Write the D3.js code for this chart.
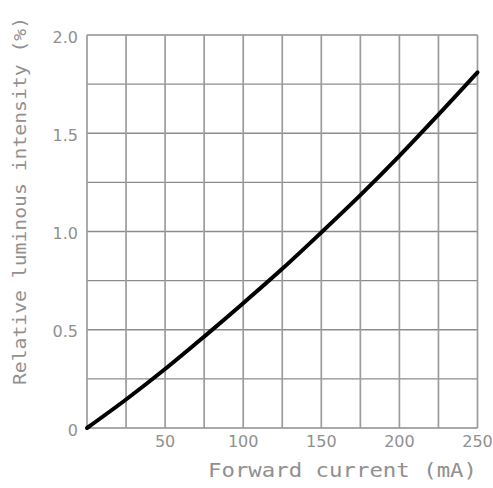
<!DOCTYPE html>
<html>
<head>
<meta charset="utf-8">
<script src="https://cdn.jsdelivr.net/npm/d3@7"></script>
<style>
  html, body { margin: 0; padding: 0; background: #fff; }
  svg { display: block; }
</style>
</head>
<body>
<svg id="chart" width="493" height="488"></svg>
<script>
// Data
const currents = [0, 25, 50, 75, 100, 125, 150, 175, 200, 225, 250];
const intensity = [0, 0.145, 0.30, 0.465, 0.635, 0.81, 0.995, 1.185, 1.385, 1.595, 1.81];
const xGrid = [0, 25, 50, 75, 100, 125, 150, 175, 200, 225, 250];
const yGrid = [0, 0.25, 0.5, 0.75, 1.0, 1.25, 1.5, 1.75, 2.0];
const xTickValues = [50, 100, 150, 200, 250];
const xTickLabels = ["50", "100", "150", "200", "250"];
const yTickValues = [0, 0.5, 1.0, 1.5, 2.0];
const yTickLabels = ["0", "0.5", "1.0", "1.5", "2.0"];
const xTitle = "Forward current (mA)";
const yTitle = "Relative luminous intensity (%)";

const svg = d3.select("#chart");
const margin = { left: 87, right: 15.5, top: 35, bottom: 60 };
const W = 493, H = 488;

const x = d3.scaleLinear().domain([0, 250]).range([margin.left, W - margin.right]);
const y = d3.scaleLinear().domain([0, 2]).range([H - margin.bottom, margin.top]);

const textColor = "#909090";

// Grid lines
svg.append("g").selectAll("line").data(yGrid).join("line")
  .attr("x1", x(0)).attr("x2", x(250))
  .attr("y1", d => y(d)).attr("y2", d => y(d))
  .attr("stroke", "#8c8c8c").attr("stroke-width", 1.3);

svg.append("g").selectAll("line").data(xGrid).join("line")
  .attr("y1", y(0)).attr("y2", y(2))
  .attr("x1", d => x(d)).attr("x2", d => x(d))
  .attr("stroke", "#9c9c9c").attr("stroke-width", 1.7);

// Curve
const pts = currents.map((c, i) => [c, intensity[i]]);
const line = d3.line().x(d => x(d[0])).y(d => y(d[1])).curve(d3.curveCatmullRom);
svg.append("path").datum(pts)
  .attr("d", line)
  .attr("fill", "none")
  .attr("stroke", "#000")
  .attr("stroke-width", 4)
  .attr("stroke-linecap", "round");

// X tick labels
svg.append("g").selectAll("text").data(xTickValues).join("text")
  .attr("x", d => x(d))
  .attr("y", 447)
  .attr("text-anchor", "middle")
  .attr("font-family", "DejaVu Sans, sans-serif")
  .attr("font-size", 16)
  .attr("fill", textColor)
  .text((d, i) => xTickLabels[i]);

// Y tick labels
svg.append("g").selectAll("text").data(yTickValues).join("text")
  .attr("x", 78)
  .attr("y", d => y(d) + 2)
  .attr("dy", "0.35em")
  .attr("text-anchor", "end")
  .attr("font-family", "DejaVu Sans, sans-serif")
  .attr("font-size", 16)
  .attr("fill", textColor)
  .text((d, i) => yTickLabels[i]);

// Axis titles
svg.append("text")
  .attr("x", 208)
  .attr("y", 477)
  .attr("font-family", "DejaVu Sans Mono, monospace")
  .attr("font-size", 20)
  .attr("fill", textColor)
  .attr("textLength", 269)
  .attr("lengthAdjust", "spacingAndGlyphs")
  .text(xTitle);

svg.append("text")
  .attr("transform", "translate(26,385) rotate(-90)")
  .attr("x", 0)
  .attr("y", 0)
  .attr("font-family", "DejaVu Sans Mono, monospace")
  .attr("font-size", 17)
  .attr("fill", textColor)
  .attr("textLength", 368)
  .attr("lengthAdjust", "spacingAndGlyphs")
  .text(yTitle);
</script>
</body>
</html>
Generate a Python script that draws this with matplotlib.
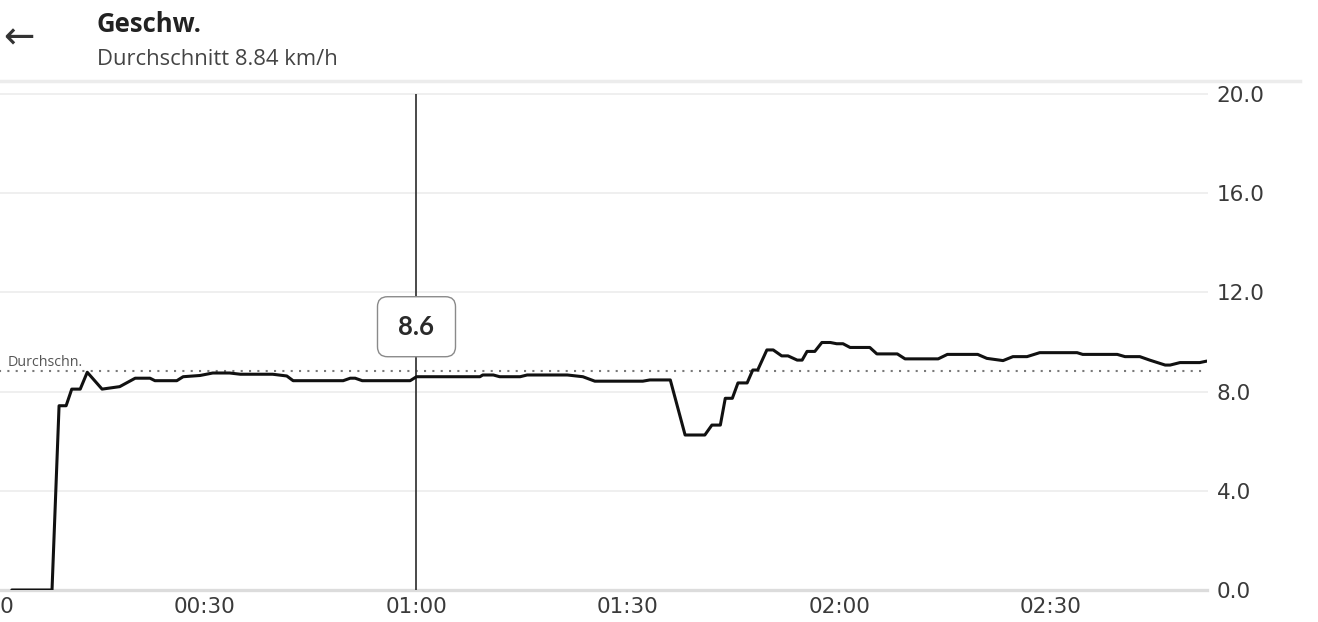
import numpy as np
import matplotlib
matplotlib.use("Agg")
import matplotlib.pyplot as plt
from matplotlib.patches import FancyBboxPatch
from matplotlib.lines import Line2D
import matplotlib.transforms as mtransforms

# ---------------- data ----------------
times_min = [2.6, 8.3, 9.3, 10.3, 11.1, 12.3, 13.3, 15.4, 17.9, 20.1, 22.2, 22.9, 26.0, 26.9,
             29.3, 31.1, 33.5, 35.0, 39.6, 41.6, 42.5, 49.6, 50.6, 51.3, 52.3, 59.1, 60.0,
             69.0, 69.4, 70.9, 71.8, 74.7, 75.7, 81.4, 83.6, 85.3, 92.1, 93.1, 96.0, 98.1,
             100.9, 101.9, 103.1, 103.8, 104.8, 105.6, 106.9, 107.7, 108.4, 109.7, 110.6,
             111.8, 112.7, 114.0, 114.7, 115.4, 116.5, 117.5, 118.7, 119.6, 120.5, 121.5,
             124.3, 125.3, 128.2, 129.3, 134.0, 135.3, 139.6, 140.9, 143.2, 144.6, 146.6,
             148.4, 153.7, 154.5, 159.4, 160.5, 162.6, 164.0, 166.2, 166.9, 168.3, 171.1, 172.1]
speed_kmh = [0.0, 0.0, 7.43, 7.43, 8.1, 8.1, 8.78, 8.1, 8.2, 8.54, 8.54, 8.44, 8.44, 8.6,
             8.65, 8.75, 8.75, 8.7, 8.7, 8.63, 8.44, 8.44, 8.54, 8.54, 8.44, 8.44, 8.6,
             8.6, 8.67, 8.67, 8.6, 8.6, 8.67, 8.67, 8.6, 8.42, 8.42, 8.47, 8.47, 6.25,
             6.25, 6.65, 6.65, 7.73, 7.73, 8.35, 8.35, 8.87, 8.87, 9.68, 9.68,
             9.44, 9.44, 9.27, 9.27, 9.62, 9.62, 9.98, 9.98, 9.93, 9.93, 9.78,
             9.78, 9.52, 9.52, 9.32, 9.32, 9.5, 9.5, 9.34, 9.25, 9.41, 9.41,
             9.57, 9.57, 9.5, 9.5, 9.41, 9.41, 9.27, 9.07, 9.07, 9.17, 9.17, 9.23]
average_kmh = 8.84
cursor_min = 60.0

x_ticks = [0, 30, 60, 90, 120, 150]
x_tick_labels = ["00:00", "00:30", "01:00", "01:30", "02:00", "02:30"]
y_ticks = [0, 4, 8, 12, 16, 20]
y_tick_labels = ["0.0", "4.0", "8.0", "12.0", "16.0", "20.0"]

title = "Geschw."
subtitle = f"Durchschnitt {average_kmh:.2f} km/h"
avg_label = "Durchschn."

# ---------------- figure ----------------
W, H = 1318, 622
fig = plt.figure(figsize=(W / 100, H / 100), dpi=100)
fig.patch.set_facecolor("white")

left_px, right_px, top_px, bottom_px = -6.5, 1207, 94, 590
ax = fig.add_axes([left_px / W, 1 - bottom_px / H, (right_px - left_px) / W, (bottom_px - top_px) / H])
ax.set_facecolor("white")
for s in ax.spines.values():
    s.set_visible(False)

ax.set_xlim(0, 172.13)
ax.set_ylim(0, 20)

# gridlines
for yv in y_ticks:
    if yv == 0:
        ax.axhline(yv, color="#dcdcdc", lw=2.4, zorder=1, clip_on=False)
    else:
        ax.axhline(yv, color="#efefef", lw=1.4, zorder=1, clip_on=False)

# average dotted line
ax.axhline(average_kmh, color="#7a7a7a", lw=1.5, linestyle=(0, (1, 3)), zorder=2)
ax.annotate(avg_label, xy=(14.5 / (right_px - left_px), average_kmh),
            xycoords=mtransforms.blended_transform_factory(ax.transAxes, ax.transData),
            xytext=(0, 3.5), textcoords="offset points", ha="left", va="baseline",
            fontsize=10.3, color="#555555", family="Open Sans", zorder=3)

# cursor line
ax.axvline(cursor_min, color="#3a3a3a", lw=1.3, zorder=3)

# speed line
ax.plot(times_min, speed_kmh, color="#111111", lw=2.2, zorder=4,
        solid_joinstyle="round", solid_capstyle="round")

# tooltip
cursor_val = float(np.interp(cursor_min, times_min, speed_kmh))
trans = fig.dpi_scale_trans + mtransforms.ScaledTranslation(cursor_min, cursor_val, ax.transData)
box_w, box_h, box_off = 0.78, 0.60, 0.50
box = FancyBboxPatch((-box_w / 2, box_off - box_h / 2), box_w, box_h,
                     boxstyle="round,pad=0,rounding_size=0.1", transform=trans,
                     facecolor="white", edgecolor="#8a8a8a", lw=1.0, zorder=6, clip_on=False)
ax.add_patch(box)
ax.text(0, box_off, f"{cursor_val:.1f}", transform=trans, ha="center", va="center",
        fontsize=18.5, fontweight="bold", color="#2a2a2a", family="Lato", zorder=7)

# ticks
ax.set_xticks(x_ticks)
ax.set_xticklabels(x_tick_labels)
ax.set_yticks(y_ticks)
ax.set_yticklabels(y_tick_labels)
ax.yaxis.tick_right()
ax.tick_params(axis="both", length=0, labelsize=15.5, labelcolor="#3a3a3a")
ax.tick_params(axis="x", pad=5)
ax.tick_params(axis="y", pad=7)
for lbl in ax.get_xticklabels() + ax.get_yticklabels():
    lbl.set_family("DejaVu Sans")
for lbl in ax.get_yticklabels():
    lbl.set_horizontalalignment("left")
first = ax.get_xticklabels()[0]
first.set_transform(first.get_transform() + mtransforms.ScaledTranslation(-0.10, 0, fig.dpi_scale_trans))

# header
fig.text(97 / W, 1 - 32 / H, title, ha="left", va="baseline", fontsize=18.5,
         fontweight="bold", color="#222222", family="Open Sans")
fig.text(97 / W, 1 - 65 / H, subtitle, ha="left", va="baseline", fontsize=15.8,
         color="#444444", family="Open Sans")
fig.text(19 / W, 1 - 38 / H, "\u2190", ha="center", va="center", fontsize=27,
         color="#333333", family="DejaVu Sans")
fig.add_artist(Line2D([0, 1300 / W], [1 - 81 / H, 1 - 81 / H], transform=fig.transFigure,
                      color="#ececec", lw=2.5))

fig.savefig("out.png", dpi=100, facecolor="white")
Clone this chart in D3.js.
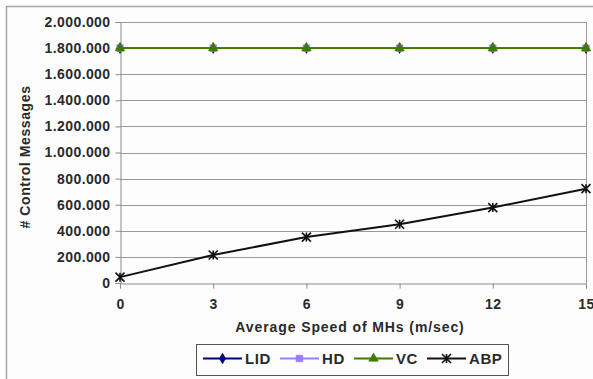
<!DOCTYPE html>
<html>
<head>
<meta charset="utf-8">
<script src="https://cdn.jsdelivr.net/npm/d3@7"></script>
<style>
  html, body { margin: 0; padding: 0; background: #ffffff; }
  svg { display: block; }
  text { font-family: "Liberation Sans", Arial, sans-serif; }
</style>
</head>
<body>
<svg id="chart" width="593" height="379"></svg>
<script>
// Average speed of mobile hosts (m/sec)
const speeds = [0, 3, 6, 9, 12, 15];
// Number of control messages per scheme
const lidValues = [1800000, 1800000, 1800000, 1800000, 1800000, 1800000];
const hdValues  = [1800000, 1800000, 1800000, 1800000, 1800000, 1800000];
const vcValues  = [1800000, 1800000, 1800000, 1800000, 1800000, 1800000];
const abpValues = [45000, 215000, 352000, 450000, 578000, 723000];
const seriesNames = ["LID", "HD", "VC", "ABP"];
const yTicks = [0, 200000, 400000, 600000, 800000, 1000000, 1200000, 1400000, 1600000, 1800000, 2000000];

const colors = { LID: "#000080", HD: "#9a7cff", VC: "#3d7a00", ABP: "#111111" };
const symbols = { LID: d3.symbolDiamond, HD: d3.symbolSquare, VC: d3.symbolTriangle, ABP: "star" };

const series = [
  { name: "LID", values: lidValues },
  { name: "HD", values: hdValues },
  { name: "VC", values: vcValues },
  { name: "ABP", values: abpValues }
];

const svg = d3.select("#chart");
const plot = { left: 120, top: 22, right: 586, bottom: 283 };

// outer chart frame (left + top edges visible)
svg.append("rect").attr("x", 0).attr("y", 0).attr("width", 593).attr("height", 379).attr("fill", "#fdfdfd");
svg.append("path").attr("d", "M6.5,379 V6.5 H593").attr("fill", "none").attr("stroke", "#a8a8a8").attr("stroke-width", 1.5);

const x = d3.scaleLinear().domain([0, 15]).range([plot.left, plot.right]);
const y = d3.scaleLinear().domain([0, 2000000]).range([plot.bottom, plot.top]);

const fmt = v => d3.format(",")(v).replace(/,/g, ".");

// horizontal gridlines
svg.append("g").selectAll("line").data(yTicks.slice(1)).join("line")
  .attr("x1", plot.left).attr("x2", plot.right)
  .attr("y1", d => Math.round(y(d)) + 0.5).attr("y2", d => Math.round(y(d)) + 0.5)
  .attr("stroke", "#9a9a9a").attr("stroke-width", 1);

// right border of plot area
svg.append("line").attr("x1", plot.right + 0.5).attr("x2", plot.right + 0.5)
  .attr("y1", plot.top).attr("y2", plot.bottom).attr("stroke", "#9a9a9a");

const labelFont = "Liberation Sans, Arial, sans-serif";

// y axis
const yAxis = d3.axisLeft(y).tickValues(yTicks).tickFormat(fmt).tickSize(5).tickPadding(5);
const gy = svg.append("g").attr("transform", `translate(${plot.left + 0.5},0)`).call(yAxis);
gy.select(".domain").attr("stroke", "#8a8a8a");
gy.selectAll(".tick line").attr("stroke", "#8a8a8a");
gy.selectAll(".tick text").attr("font-size", 14).attr("font-weight", "bold").attr("letter-spacing", 0.4)
  .attr("fill", "#2a2a2a").attr("font-family", labelFont);

// x axis
const xAxis = d3.axisBottom(x).tickValues(speeds).tickSize(5).tickPadding(11);
const gx = svg.append("g").attr("transform", `translate(0,${plot.bottom + 0.5})`).call(xAxis);
gx.select(".domain").attr("stroke", "#8a8a8a");
gx.selectAll(".tick line").attr("stroke", "#8a8a8a");
gx.selectAll(".tick text").attr("font-size", 14).attr("font-weight", "bold").attr("letter-spacing", 0.4)
  .attr("fill", "#2a2a2a").attr("font-family", labelFont);

// axis titles
svg.append("text").attr("x", 350).attr("y", 332)
  .attr("text-anchor", "middle").attr("font-size", 14).attr("font-weight", "bold").attr("letter-spacing", 0.9)
  .attr("fill", "#2a2a2a").text("Average Speed of MHs (m/sec)");
svg.append("text").attr("transform", `translate(30,157) rotate(-90)`)
  .attr("text-anchor", "middle").attr("font-size", 14).attr("font-weight", "bold").attr("letter-spacing", 0.6)
  .attr("fill", "#2a2a2a").text("# Control Messages");

// marker drawing helper
function drawMarker(g, name, cx, cy) {
  const c = colors[name];
  if (symbols[name] === "star") {
    const s = 4.5;
    g.append("path")
      .attr("d", `M${cx - s},${cy - s}L${cx + s},${cy + s}M${cx - s},${cy + s}L${cx + s},${cy - s}M${cx},${cy - s}L${cx},${cy + s}`)
      .attr("stroke", c).attr("stroke-width", 1.6).attr("fill", "none");
  } else {
    const size = name === "LID" ? 34 : name === "HD" ? 45 : 40;
    g.append("path")
      .attr("d", d3.symbol().type(symbols[name]).size(size)())
      .attr("transform", `translate(${cx},${cy})`)
      .attr("fill", c).attr("stroke", c).attr("stroke-width", 0.5);
  }
}

const line = d3.line().x((d, i) => x(speeds[i])).y(d => y(d));

series.forEach(s => {
  const g = svg.append("g");
  g.append("path").datum(s.values).attr("d", line)
    .attr("fill", "none").attr("stroke", colors[s.name]).attr("stroke-width", s.name === "ABP" ? 2 : 1.8);
  s.values.forEach((v, i) => drawMarker(g, s.name, x(speeds[i]), y(v)));
});

// legend
const legend = svg.append("g");
legend.append("rect").attr("x", 196.5).attr("y", 344.5).attr("width", 312).attr("height", 31)
  .attr("fill", "#fdfdfd").attr("stroke", "#555").attr("stroke-width", 1);
const legendX = [203, 280, 354, 427];
seriesNames.forEach((name, i) => {
  const lx = legendX[i];
  const ly = 358.5;
  legend.append("line").attr("x1", lx).attr("x2", lx + 39).attr("y1", ly).attr("y2", ly)
    .attr("stroke", colors[name]).attr("stroke-width", 2);
  drawMarker(legend, name, lx + 19.5, ly);
  legend.append("text").attr("x", lx + 42).attr("y", ly + 5.5)
    .attr("font-size", 15).attr("font-weight", "bold").attr("letter-spacing", 0.6)
    .attr("fill", "#2a2a2a").text(name);
});
</script>
</body>
</html>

[Objective]
Copy the part that starts at the line with "Generate a Python" and finishes at the line with "ax.set_ylim(0, 20)", both included, and nothing more. Pictures are left out.

[Result of the task]
Generate a Python script that draws this with matplotlib.
import numpy as np
import matplotlib
matplotlib.use("Agg")
import matplotlib.pyplot as plt
from matplotlib.patches import FancyBboxPatch
from matplotlib.lines import Line2D
import matplotlib.transforms as mtransforms

# ---------------- data ----------------
times_min = [2.6, 8.3, 9.3, 10.3, 11.1, 12.3, 13.3, 15.4, 17.9, 20.1, 22.2, 22.9, 26.0, 26.9,
             29.3, 31.1, 33.5, 35.0, 39.6, 41.6, 42.5, 49.6, 50.6, 51.3, 52.3, 59.1, 60.0,
             69.0, 69.4, 70.9, 71.8, 74.7, 75.7, 81.4, 83.6, 85.3, 92.1, 93.1, 96.0, 98.1,
             100.9, 101.9, 103.1, 103.8, 104.8, 105.6, 106.9, 107.7, 108.4, 109.7, 110.6,
             111.8, 112.7, 114.0, 114.7, 115.4, 116.5, 117.5, 118.7, 119.6, 120.5, 121.5,
             124.3, 125.3, 128.2, 129.3, 134.0, 135.3, 139.6, 140.9, 143.2, 144.6, 146.6,
             148.4, 153.7, 154.5, 159.4, 160.5, 162.6, 164.0, 166.2, 166.9, 168.3, 171.1, 172.1]
speed_kmh = [0.0, 0.0, 7.43, 7.43, 8.1, 8.1, 8.78, 8.1, 8.2, 8.54, 8.54, 8.44, 8.44, 8.6,
             8.65, 8.75, 8.75, 8.7, 8.7, 8.63, 8.44, 8.44, 8.54, 8.54, 8.44, 8.44, 8.6,
             8.6, 8.67, 8.67, 8.6, 8.6, 8.67, 8.67, 8.6, 8.42, 8.42, 8.47, 8.47, 6.25,
             6.25, 6.65, 6.65, 7.73, 7.73, 8.35, 8.35, 8.87, 8.87, 9.68, 9.68,
             9.44, 9.44, 9.27, 9.27, 9.62, 9.62, 9.98, 9.98, 9.93, 9.93, 9.78,
             9.78, 9.52, 9.52, 9.32, 9.32, 9.5, 9.5, 9.34, 9.25, 9.41, 9.41,
             9.57, 9.57, 9.5, 9.5, 9.41, 9.41, 9.27, 9.07, 9.07, 9.17, 9.17, 9.23]
average_kmh = 8.84
cursor_min = 60.0

x_ticks = [0, 30, 60, 90, 120, 150]
x_tick_labels = ["00:00", "00:30", "01:00", "01:30", "02:00", "02:30"]
y_ticks = [0, 4, 8, 12, 16, 20]
y_tick_labels = ["0.0", "4.0", "8.0", "12.0", "16.0", "20.0"]

title = "Geschw."
subtitle = f"Durchschnitt {average_kmh:.2f} km/h"
avg_label = "Durchschn."

# ---------------- figure ----------------
W, H = 1318, 622
fig = plt.figure(figsize=(W / 100, H / 100), dpi=100)
fig.patch.set_facecolor("white")

left_px, right_px, top_px, bottom_px = -6.5, 1207, 94, 590
ax = fig.add_axes([left_px / W, 1 - bottom_px / H, (right_px - left_px) / W, (bottom_px - top_px) / H])
ax.set_facecolor("white")
for s in ax.spines.values():
    s.set_visible(False)

ax.set_xlim(0, 172.13)
ax.set_ylim(0, 20)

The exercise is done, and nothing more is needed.